- Born: February 20, 1921 Cleveland, Ohio, U.S.
- Died: June 16, 2009 (aged 88) Arden, New York, U.S.
- Education: Music and Arts High School Art Students League of New York
- Occupations: Painter, teacher
- Spouse: Phyllis Harriman Mason
- Children: Arden Harriman Mason
- Relatives: E. Roland Harriman (father-in-law) Gladys Fries Harriman (mother-in-law)

= Frank Herbert Mason =

American painter

Frank Herbert Mason (February 20, 1921 – June 16, 2009) was an American painter and teacher.

==Early life==
Frank Herbert Mason was born on February 20, 1921, in Cleveland, Ohio. His father was a Shakespearean actor and his mother was a violinist and a pianist. He attended the Music and Arts High School in New York City until he was awarded a scholarship to study at the Art Students League of New York with Frank DuMond.

==Career==
In 1951, he began teaching at the Art Students League.
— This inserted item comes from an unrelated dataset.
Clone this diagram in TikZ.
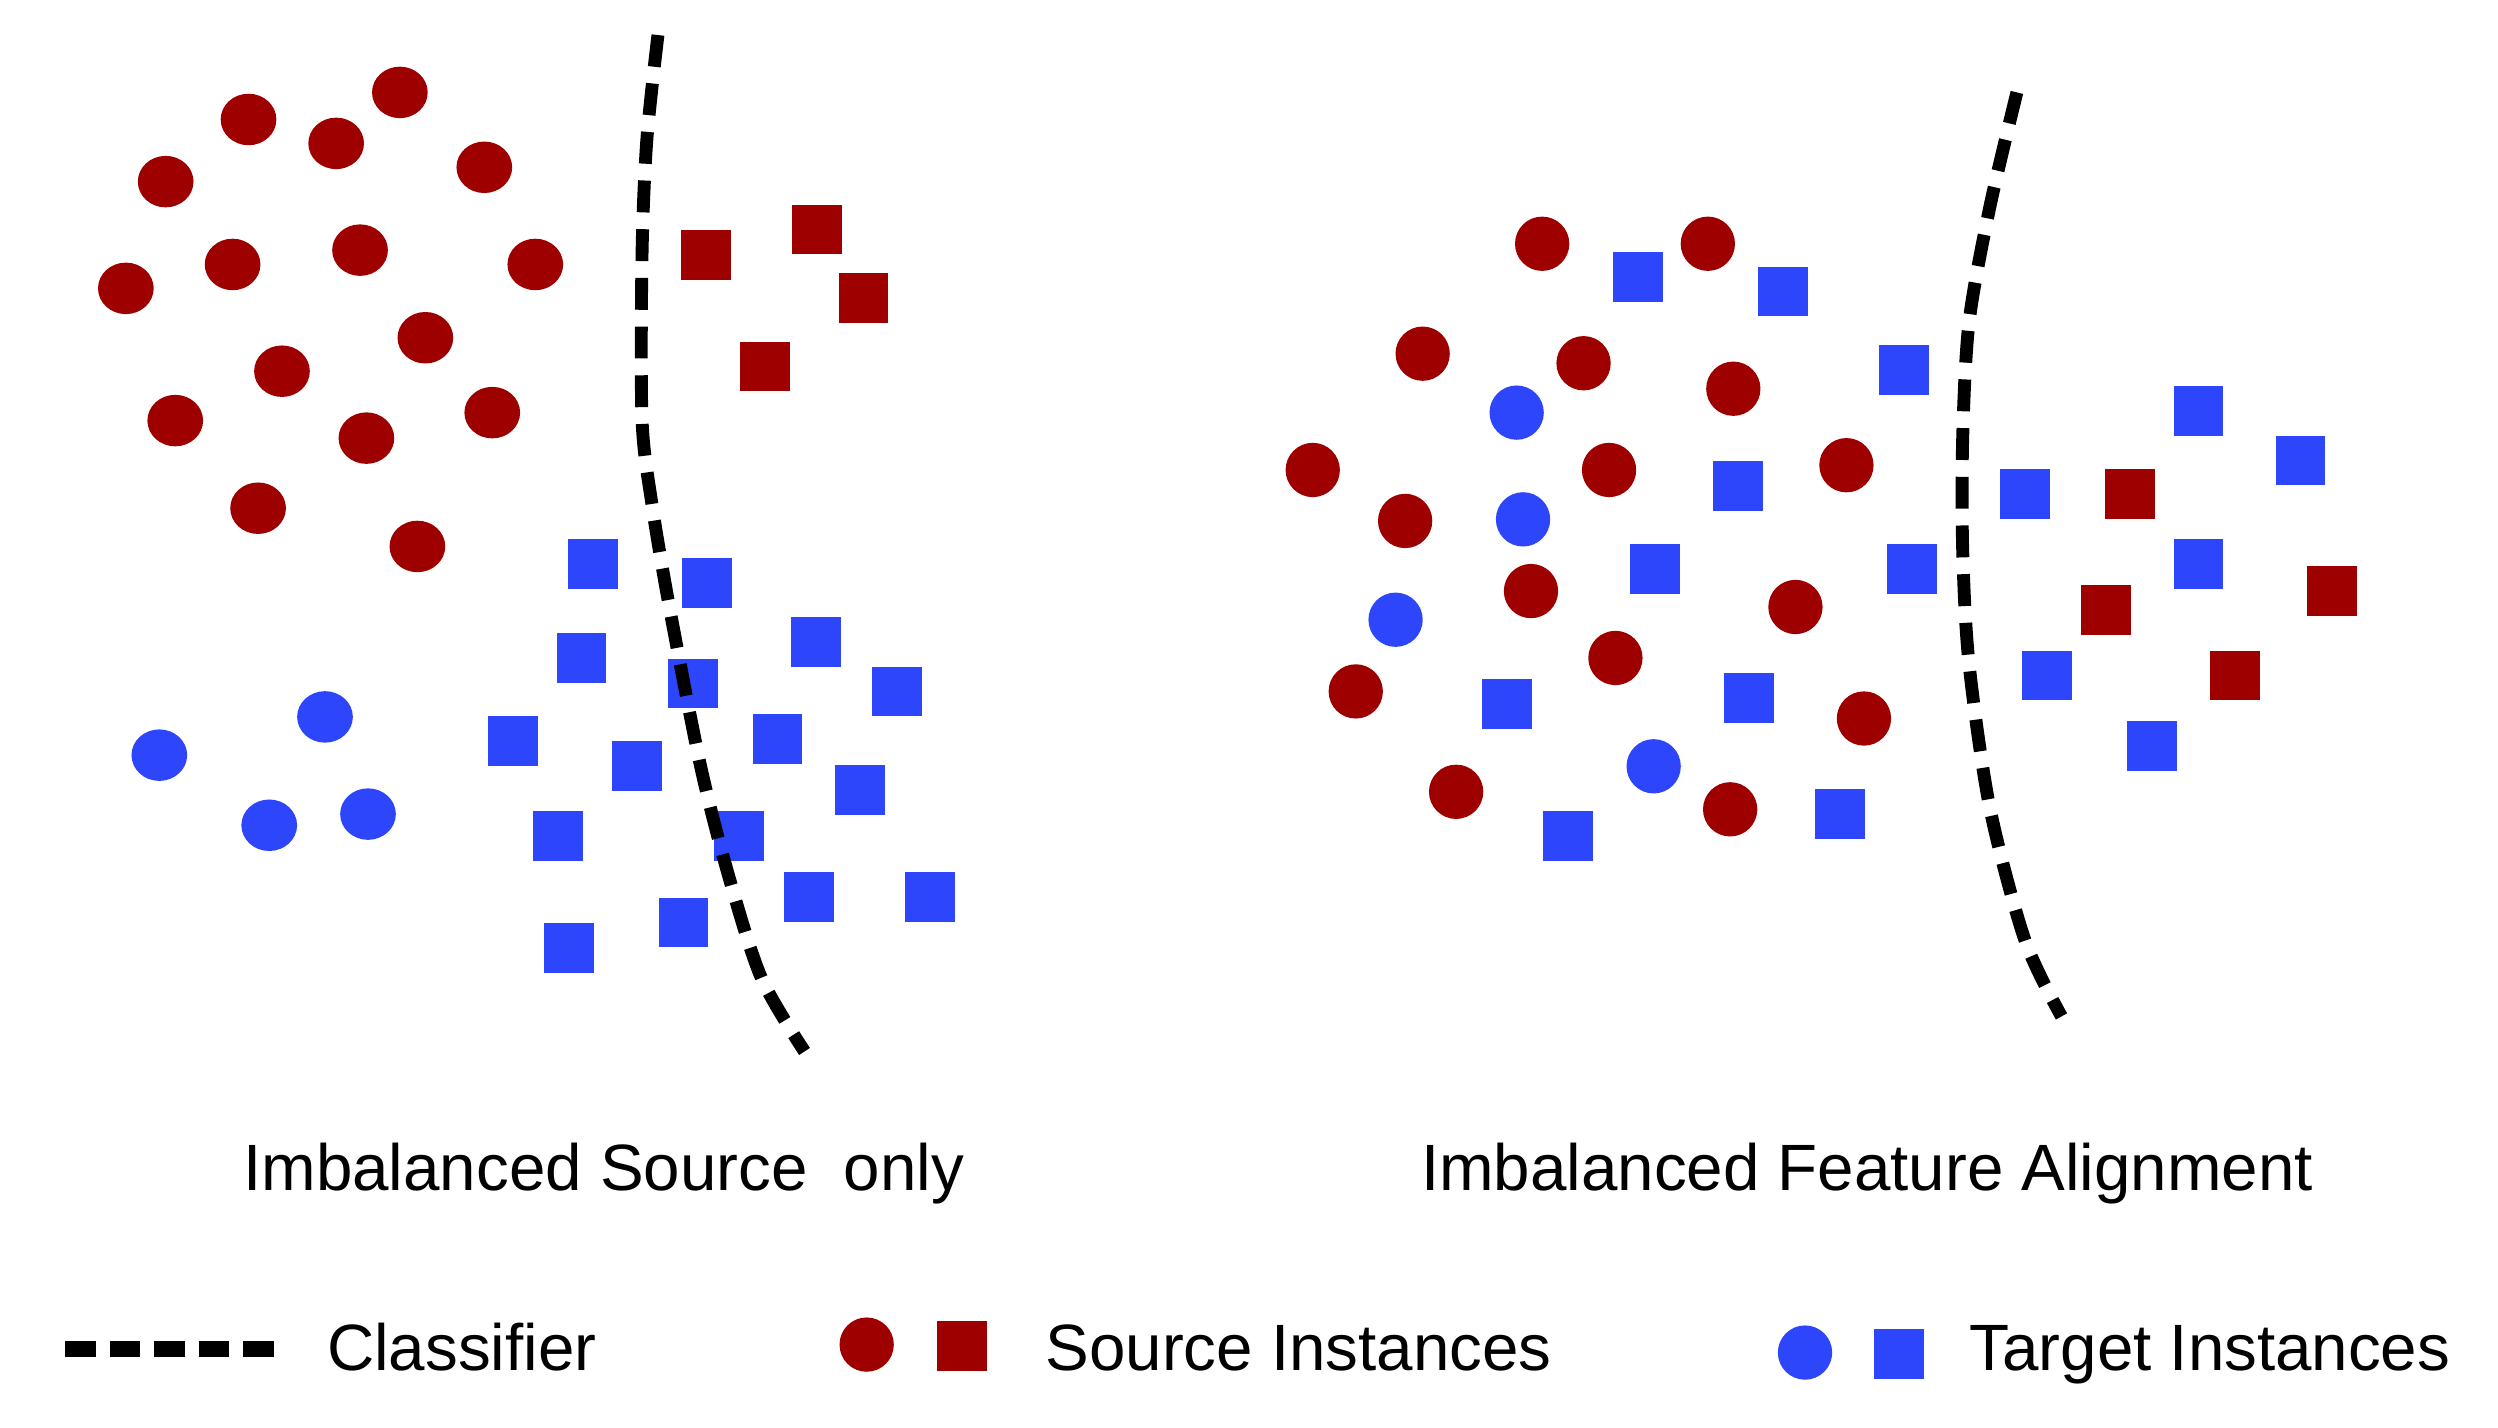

His painting, the Resurrection of Christ, can be seen in Old St. Patrick's Cathedral in New York City. In 1962, he received a commission to paint eight large paintings of the Life of St. Anthony of Padua, which were permanently installed in the 11th-century Church of San Giovanni de Malta, in Venice, where his paintings hang alongside a painting by Giovanni Bellini. Consequently, the Order of Malta conferred upon him the Cross of Merit, Prima Classe. He became the first painter to receive the honor since Caravaggio.

In response to the overcleaning of the Sistine Chapel, Mason, along with James Beck, professor of art history at Columbia University, helped form the organization, ArtWatch International.

Mason served as president of the National Society of Mural Painters for the 1995–96 year.

==Personal life==
He married Phyllis Harriman, the daughter of banker E. Roland Harriman and philanthropist Gladys Fries Harriman. Together, they had:
- Arden Harriman Mason, and artist and musician
Mason died in 2009.

===Legacy===
A full-length documentary film produced by Maestro Films premiered at the Big Apple Film Festival in New York City on November 3, 2011.